**The problem:** Work through the data below line by line and say how many lines hold "matplotlib"; give only the number.

**Record extracts:**
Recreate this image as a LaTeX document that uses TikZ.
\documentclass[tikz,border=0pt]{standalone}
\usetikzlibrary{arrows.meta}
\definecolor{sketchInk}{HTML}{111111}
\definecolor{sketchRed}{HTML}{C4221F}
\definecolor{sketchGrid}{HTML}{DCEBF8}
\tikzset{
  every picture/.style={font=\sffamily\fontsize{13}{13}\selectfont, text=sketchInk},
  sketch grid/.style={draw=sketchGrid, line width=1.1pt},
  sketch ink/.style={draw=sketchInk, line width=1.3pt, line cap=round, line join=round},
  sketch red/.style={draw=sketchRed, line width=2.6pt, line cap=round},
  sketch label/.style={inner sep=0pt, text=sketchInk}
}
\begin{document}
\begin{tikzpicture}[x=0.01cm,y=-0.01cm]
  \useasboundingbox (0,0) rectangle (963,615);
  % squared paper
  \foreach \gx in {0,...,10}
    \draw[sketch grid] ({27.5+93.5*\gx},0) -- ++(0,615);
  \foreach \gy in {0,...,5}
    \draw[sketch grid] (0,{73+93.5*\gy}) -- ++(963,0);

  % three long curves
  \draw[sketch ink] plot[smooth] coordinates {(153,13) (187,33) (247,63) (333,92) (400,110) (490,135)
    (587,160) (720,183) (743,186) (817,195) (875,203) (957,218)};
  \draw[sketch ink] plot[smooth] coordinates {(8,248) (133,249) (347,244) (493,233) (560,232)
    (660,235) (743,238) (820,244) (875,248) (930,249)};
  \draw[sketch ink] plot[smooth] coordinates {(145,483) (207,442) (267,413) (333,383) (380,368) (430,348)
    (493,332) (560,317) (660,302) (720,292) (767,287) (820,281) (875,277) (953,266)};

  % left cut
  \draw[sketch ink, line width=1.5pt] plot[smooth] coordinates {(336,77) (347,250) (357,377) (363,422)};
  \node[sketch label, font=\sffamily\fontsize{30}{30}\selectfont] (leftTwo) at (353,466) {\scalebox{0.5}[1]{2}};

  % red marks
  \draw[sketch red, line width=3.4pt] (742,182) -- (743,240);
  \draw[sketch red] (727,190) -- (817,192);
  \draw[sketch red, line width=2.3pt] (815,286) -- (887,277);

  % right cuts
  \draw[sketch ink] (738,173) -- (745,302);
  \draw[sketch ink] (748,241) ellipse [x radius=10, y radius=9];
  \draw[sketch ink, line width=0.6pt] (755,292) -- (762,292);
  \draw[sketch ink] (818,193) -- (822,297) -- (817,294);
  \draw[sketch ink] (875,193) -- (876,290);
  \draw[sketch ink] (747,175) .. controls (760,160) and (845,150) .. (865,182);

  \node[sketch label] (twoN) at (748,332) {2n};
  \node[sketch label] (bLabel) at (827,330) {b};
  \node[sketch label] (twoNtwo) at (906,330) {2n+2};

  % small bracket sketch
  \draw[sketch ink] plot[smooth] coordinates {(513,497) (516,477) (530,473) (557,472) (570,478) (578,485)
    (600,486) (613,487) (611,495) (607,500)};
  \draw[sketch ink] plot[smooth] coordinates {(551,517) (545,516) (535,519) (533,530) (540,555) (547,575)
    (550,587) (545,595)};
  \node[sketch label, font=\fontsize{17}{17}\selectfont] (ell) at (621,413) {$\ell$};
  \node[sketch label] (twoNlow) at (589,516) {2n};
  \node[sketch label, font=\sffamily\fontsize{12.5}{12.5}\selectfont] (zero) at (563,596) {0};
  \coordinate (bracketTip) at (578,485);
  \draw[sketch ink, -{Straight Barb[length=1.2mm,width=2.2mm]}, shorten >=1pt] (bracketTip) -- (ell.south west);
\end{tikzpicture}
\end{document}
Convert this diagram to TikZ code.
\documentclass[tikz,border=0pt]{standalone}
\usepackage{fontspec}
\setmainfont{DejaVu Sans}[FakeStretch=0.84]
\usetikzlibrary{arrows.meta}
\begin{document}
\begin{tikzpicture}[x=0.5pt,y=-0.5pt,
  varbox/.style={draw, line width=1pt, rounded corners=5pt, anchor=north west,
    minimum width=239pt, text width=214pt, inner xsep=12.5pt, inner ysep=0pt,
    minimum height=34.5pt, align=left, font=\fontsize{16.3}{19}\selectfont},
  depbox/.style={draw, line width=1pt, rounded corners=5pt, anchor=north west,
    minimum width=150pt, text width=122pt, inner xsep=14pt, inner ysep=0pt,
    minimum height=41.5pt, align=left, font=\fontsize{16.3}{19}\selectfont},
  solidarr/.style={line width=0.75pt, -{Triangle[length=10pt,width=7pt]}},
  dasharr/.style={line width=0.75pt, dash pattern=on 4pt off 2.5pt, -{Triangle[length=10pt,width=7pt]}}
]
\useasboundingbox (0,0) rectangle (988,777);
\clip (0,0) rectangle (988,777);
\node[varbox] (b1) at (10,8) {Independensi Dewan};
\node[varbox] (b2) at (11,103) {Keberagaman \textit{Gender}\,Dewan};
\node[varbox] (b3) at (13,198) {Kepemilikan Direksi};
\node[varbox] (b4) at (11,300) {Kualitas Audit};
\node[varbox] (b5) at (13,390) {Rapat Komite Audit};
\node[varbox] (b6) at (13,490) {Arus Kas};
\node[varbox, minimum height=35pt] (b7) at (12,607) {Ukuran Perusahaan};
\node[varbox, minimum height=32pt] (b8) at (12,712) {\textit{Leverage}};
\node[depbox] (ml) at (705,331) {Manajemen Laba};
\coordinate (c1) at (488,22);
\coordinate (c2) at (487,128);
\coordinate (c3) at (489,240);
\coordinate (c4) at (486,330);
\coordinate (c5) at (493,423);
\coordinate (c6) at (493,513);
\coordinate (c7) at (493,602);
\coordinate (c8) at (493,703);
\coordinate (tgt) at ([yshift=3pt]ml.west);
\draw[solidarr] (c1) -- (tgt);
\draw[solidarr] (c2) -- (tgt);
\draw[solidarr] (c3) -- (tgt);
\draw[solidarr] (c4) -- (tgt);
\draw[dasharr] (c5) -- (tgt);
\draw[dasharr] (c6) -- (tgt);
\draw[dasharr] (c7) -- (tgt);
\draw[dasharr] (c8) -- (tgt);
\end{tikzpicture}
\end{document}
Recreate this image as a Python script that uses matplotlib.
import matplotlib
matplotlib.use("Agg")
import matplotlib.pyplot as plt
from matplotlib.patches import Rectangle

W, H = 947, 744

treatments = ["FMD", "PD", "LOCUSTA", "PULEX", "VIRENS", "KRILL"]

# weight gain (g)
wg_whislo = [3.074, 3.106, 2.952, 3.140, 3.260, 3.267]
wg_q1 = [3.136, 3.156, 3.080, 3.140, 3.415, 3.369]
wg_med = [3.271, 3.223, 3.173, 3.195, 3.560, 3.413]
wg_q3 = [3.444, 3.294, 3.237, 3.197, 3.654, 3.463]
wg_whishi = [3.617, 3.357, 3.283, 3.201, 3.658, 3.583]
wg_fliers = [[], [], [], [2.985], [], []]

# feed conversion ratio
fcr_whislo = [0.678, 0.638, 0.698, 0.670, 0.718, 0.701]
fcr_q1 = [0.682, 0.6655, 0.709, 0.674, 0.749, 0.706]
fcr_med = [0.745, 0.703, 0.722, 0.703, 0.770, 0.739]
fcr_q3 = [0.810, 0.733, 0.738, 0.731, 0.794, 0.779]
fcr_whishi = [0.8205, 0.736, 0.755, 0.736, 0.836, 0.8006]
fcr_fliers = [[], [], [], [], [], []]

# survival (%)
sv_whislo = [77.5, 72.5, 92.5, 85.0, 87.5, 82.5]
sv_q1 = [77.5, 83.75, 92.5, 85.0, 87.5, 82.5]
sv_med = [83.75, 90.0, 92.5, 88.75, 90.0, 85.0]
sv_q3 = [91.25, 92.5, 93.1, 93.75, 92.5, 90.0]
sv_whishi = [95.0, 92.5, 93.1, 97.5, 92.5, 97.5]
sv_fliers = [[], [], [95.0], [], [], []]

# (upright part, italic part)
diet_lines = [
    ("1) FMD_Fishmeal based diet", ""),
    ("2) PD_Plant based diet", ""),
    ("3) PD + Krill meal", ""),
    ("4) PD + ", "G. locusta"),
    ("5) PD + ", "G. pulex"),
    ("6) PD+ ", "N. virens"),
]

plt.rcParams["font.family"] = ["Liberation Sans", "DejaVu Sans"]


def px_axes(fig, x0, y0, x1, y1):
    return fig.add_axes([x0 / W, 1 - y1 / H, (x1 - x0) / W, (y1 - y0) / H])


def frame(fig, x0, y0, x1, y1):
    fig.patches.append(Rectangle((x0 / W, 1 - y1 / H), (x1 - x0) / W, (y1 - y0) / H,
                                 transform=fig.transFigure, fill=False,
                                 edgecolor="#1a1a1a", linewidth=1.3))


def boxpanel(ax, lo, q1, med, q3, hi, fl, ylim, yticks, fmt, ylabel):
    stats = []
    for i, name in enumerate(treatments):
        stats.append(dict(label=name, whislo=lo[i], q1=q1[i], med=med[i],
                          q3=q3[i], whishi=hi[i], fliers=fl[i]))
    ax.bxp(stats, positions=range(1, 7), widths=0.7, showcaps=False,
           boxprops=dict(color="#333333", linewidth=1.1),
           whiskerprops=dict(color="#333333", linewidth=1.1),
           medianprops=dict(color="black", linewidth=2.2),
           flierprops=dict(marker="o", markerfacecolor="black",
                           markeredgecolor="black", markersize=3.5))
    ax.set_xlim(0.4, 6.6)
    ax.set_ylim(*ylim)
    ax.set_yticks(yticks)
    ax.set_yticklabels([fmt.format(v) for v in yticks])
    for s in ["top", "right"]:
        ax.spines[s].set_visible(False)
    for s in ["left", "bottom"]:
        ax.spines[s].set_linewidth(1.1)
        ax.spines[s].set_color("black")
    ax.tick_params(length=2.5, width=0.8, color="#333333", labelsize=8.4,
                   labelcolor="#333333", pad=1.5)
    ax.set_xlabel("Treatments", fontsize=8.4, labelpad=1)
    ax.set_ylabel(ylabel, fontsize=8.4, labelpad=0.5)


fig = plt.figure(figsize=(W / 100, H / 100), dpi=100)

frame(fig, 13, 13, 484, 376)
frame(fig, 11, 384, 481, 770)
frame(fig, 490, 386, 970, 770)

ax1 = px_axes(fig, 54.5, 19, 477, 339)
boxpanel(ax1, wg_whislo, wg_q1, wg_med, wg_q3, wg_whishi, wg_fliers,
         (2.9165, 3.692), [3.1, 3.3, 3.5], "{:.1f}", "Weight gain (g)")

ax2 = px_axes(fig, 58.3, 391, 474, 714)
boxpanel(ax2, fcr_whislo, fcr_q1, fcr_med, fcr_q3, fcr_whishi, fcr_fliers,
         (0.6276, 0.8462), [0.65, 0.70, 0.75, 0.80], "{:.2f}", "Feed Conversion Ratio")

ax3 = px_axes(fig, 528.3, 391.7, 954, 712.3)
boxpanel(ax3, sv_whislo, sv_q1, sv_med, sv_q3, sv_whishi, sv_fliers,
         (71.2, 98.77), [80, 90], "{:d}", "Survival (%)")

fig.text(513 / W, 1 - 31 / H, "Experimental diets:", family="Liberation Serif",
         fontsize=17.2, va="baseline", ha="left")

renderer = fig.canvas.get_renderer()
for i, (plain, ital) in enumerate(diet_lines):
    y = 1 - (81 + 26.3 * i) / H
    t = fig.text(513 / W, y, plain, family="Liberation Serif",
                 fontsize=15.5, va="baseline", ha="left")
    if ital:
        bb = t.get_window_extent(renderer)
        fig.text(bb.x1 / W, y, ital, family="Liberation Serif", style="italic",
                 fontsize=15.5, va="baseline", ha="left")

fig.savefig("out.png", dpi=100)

**Exercise solution:** 5